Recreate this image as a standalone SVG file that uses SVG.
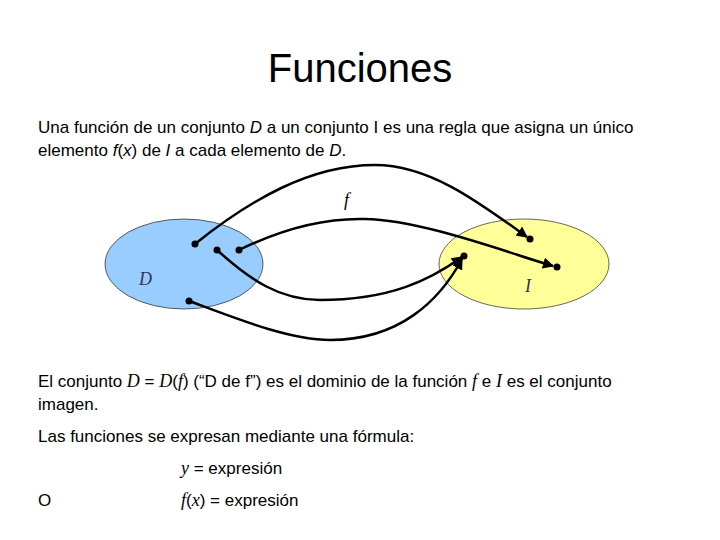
<svg xmlns="http://www.w3.org/2000/svg" width="720" height="540" viewBox="0 0 720 540">
<style>
.s{font-family:"Liberation Sans",Arial,sans-serif;font-size:17px;fill:#000}
.m{font-family:"Liberation Serif","Times New Roman",serif;font-style:italic}
.c{fill:none;stroke:#000;stroke-width:2.5}
</style>
<defs><marker id="a" viewBox="0 0 10 10" refX="9" refY="5" markerWidth="4.5" markerHeight="4.5" orient="auto"><path d="M0,0L10,5L0,10z" fill="#000"/></marker></defs>
<rect width="720" height="540" fill="#fff"/>
<text x="360" y="82" text-anchor="middle" style="font-family:'Liberation Sans',Arial,sans-serif;font-size:40px">Funciones</text>
<text class="s" x="38" y="133">Una función de un conjunto <tspan font-style="italic">D</tspan> a un conjunto I es una regla que asigna un único</text>
<text class="s" x="38" y="156">elemento <tspan font-style="italic">f</tspan>(<tspan font-style="italic">x</tspan>) de <tspan font-style="italic">I</tspan> a cada elemento de <tspan font-style="italic">D</tspan>.</text>
<g id="D"><ellipse cx="184" cy="264" rx="79" ry="45" fill="#99ccff" stroke="#000" stroke-width="0.6"/><text x="139" y="285" class="s m" style="font-size:18px;fill:#333366">D</text></g>
<g id="I"><ellipse cx="524" cy="264" rx="85" ry="45" fill="#ffff99" stroke="#000" stroke-width="0.6"/><text x="525" y="292" class="s m" style="font-size:18px;fill:#333366">I</text></g>
<text x="344" y="206" class="s m" style="font-size:18px">f</text>
<g id="connectors">
<path class="c" marker-end="url(#a)" d="M195,244 C250,200 310,165 375,165 C430,165 480,203 527,237"/>
<path class="c" marker-end="url(#a)" d="M239,250 C290,225 330,218 365,219 C420,220 500,250 553,266"/>
<path class="c" marker-end="url(#a)" d="M217,250 C250,280 280,300 320,300 C390,300 430,280 462,257"/>
<path class="c" marker-end="url(#a)" d="M189,301 C240,320 290,340 330,340 C400,340 440,300 462,259"/>
<g fill="#000"><circle cx="195" cy="244" r="3.5"/><circle cx="217" cy="250" r="3.5"/><circle cx="239" cy="250" r="3.5"/><circle cx="189" cy="301" r="3.5"/><circle cx="530" cy="239" r="3.5"/><circle cx="557" cy="267" r="3.5"/><circle cx="464" cy="256" r="3.5"/></g>
</g>
<text class="s" x="38" y="387">El conjunto <tspan class="m" font-size="18">D</tspan> = <tspan class="m" font-size="18">D</tspan>(<tspan class="m" font-size="18">f</tspan>) (“D de f”) es el dominio de la función <tspan class="m" font-size="18">f</tspan> e <tspan class="m" font-size="18">I</tspan> es el conjunto</text>
<text class="s" x="38" y="410">imagen.</text>
<text class="s" x="38" y="442">Las funciones se expresan mediante una fórmula:</text>
<text class="s" x="181" y="474"><tspan class="m" font-size="18">y</tspan> = expresión</text>
<text class="s" x="38" y="506">O</text>
<text class="s" x="181" y="506"><tspan class="m" font-size="18">f</tspan>(<tspan class="m" font-size="18">x</tspan>) = expresión</text>
</svg>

> [WRITTEN PROBLEM]
Transcribe the material exactly, keeping every word and none of the pictures.

> [RESPONSE TO THE EXERCISE]
Recreate this image as a standalone SVG file that uses SVG.
<svg xmlns="http://www.w3.org/2000/svg" width="720" height="540" viewBox="0 0 720 540">
<style>
.s{font-family:"Liberation Sans",Arial,sans-serif;font-size:17px;fill:#000}
.m{font-family:"Liberation Serif","Times New Roman",serif;font-style:italic}
.c{fill:none;stroke:#000;stroke-width:2.5}
</style>
<defs><marker id="a" viewBox="0 0 10 10" refX="9" refY="5" markerWidth="4.5" markerHeight="4.5" orient="auto"><path d="M0,0L10,5L0,10z" fill="#000"/></marker></defs>
<rect width="720" height="540" fill="#fff"/>
<text x="360" y="82" text-anchor="middle" style="font-family:'Liberation Sans',Arial,sans-serif;font-size:40px">Funciones</text>
<text class="s" x="38" y="133">Una función de un conjunto <tspan font-style="italic">D</tspan> a un conjunto I es una regla que asigna un único</text>
<text class="s" x="38" y="156">elemento <tspan font-style="italic">f</tspan>(<tspan font-style="italic">x</tspan>) de <tspan font-style="italic">I</tspan> a cada elemento de <tspan font-style="italic">D</tspan>.</text>
<g id="D"><ellipse cx="184" cy="264" rx="79" ry="45" fill="#99ccff" stroke="#000" stroke-width="0.6"/><text x="139" y="285" class="s m" style="font-size:18px;fill:#333366">D</text></g>
<g id="I"><ellipse cx="524" cy="264" rx="85" ry="45" fill="#ffff99" stroke="#000" stroke-width="0.6"/><text x="525" y="292" class="s m" style="font-size:18px;fill:#333366">I</text></g>
<text x="344" y="206" class="s m" style="font-size:18px">f</text>
<g id="connectors">
<path class="c" marker-end="url(#a)" d="M195,244 C250,200 310,165 375,165 C430,165 480,203 527,237"/>
<path class="c" marker-end="url(#a)" d="M239,250 C290,225 330,218 365,219 C420,220 500,250 553,266"/>
<path class="c" marker-end="url(#a)" d="M217,250 C250,280 280,300 320,300 C390,300 430,280 462,257"/>
<path class="c" marker-end="url(#a)" d="M189,301 C240,320 290,340 330,340 C400,340 440,300 462,259"/>
<g fill="#000"><circle cx="195" cy="244" r="3.5"/><circle cx="217" cy="250" r="3.5"/><circle cx="239" cy="250" r="3.5"/><circle cx="189" cy="301" r="3.5"/><circle cx="530" cy="239" r="3.5"/><circle cx="557" cy="267" r="3.5"/><circle cx="464" cy="256" r="3.5"/></g>
</g>
<text class="s" x="38" y="387">El conjunto <tspan class="m" font-size="18">D</tspan> = <tspan class="m" font-size="18">D</tspan>(<tspan class="m" font-size="18">f</tspan>) (“D de f”) es el dominio de la función <tspan class="m" font-size="18">f</tspan> e <tspan class="m" font-size="18">I</tspan> es el conjunto</text>
<text class="s" x="38" y="410">imagen.</text>
<text class="s" x="38" y="442">Las funciones se expresan mediante una fórmula:</text>
<text class="s" x="181" y="474"><tspan class="m" font-size="18">y</tspan> = expresión</text>
<text class="s" x="38" y="506">O</text>
<text class="s" x="181" y="506"><tspan class="m" font-size="18">f</tspan>(<tspan class="m" font-size="18">x</tspan>) = expresión</text>
</svg>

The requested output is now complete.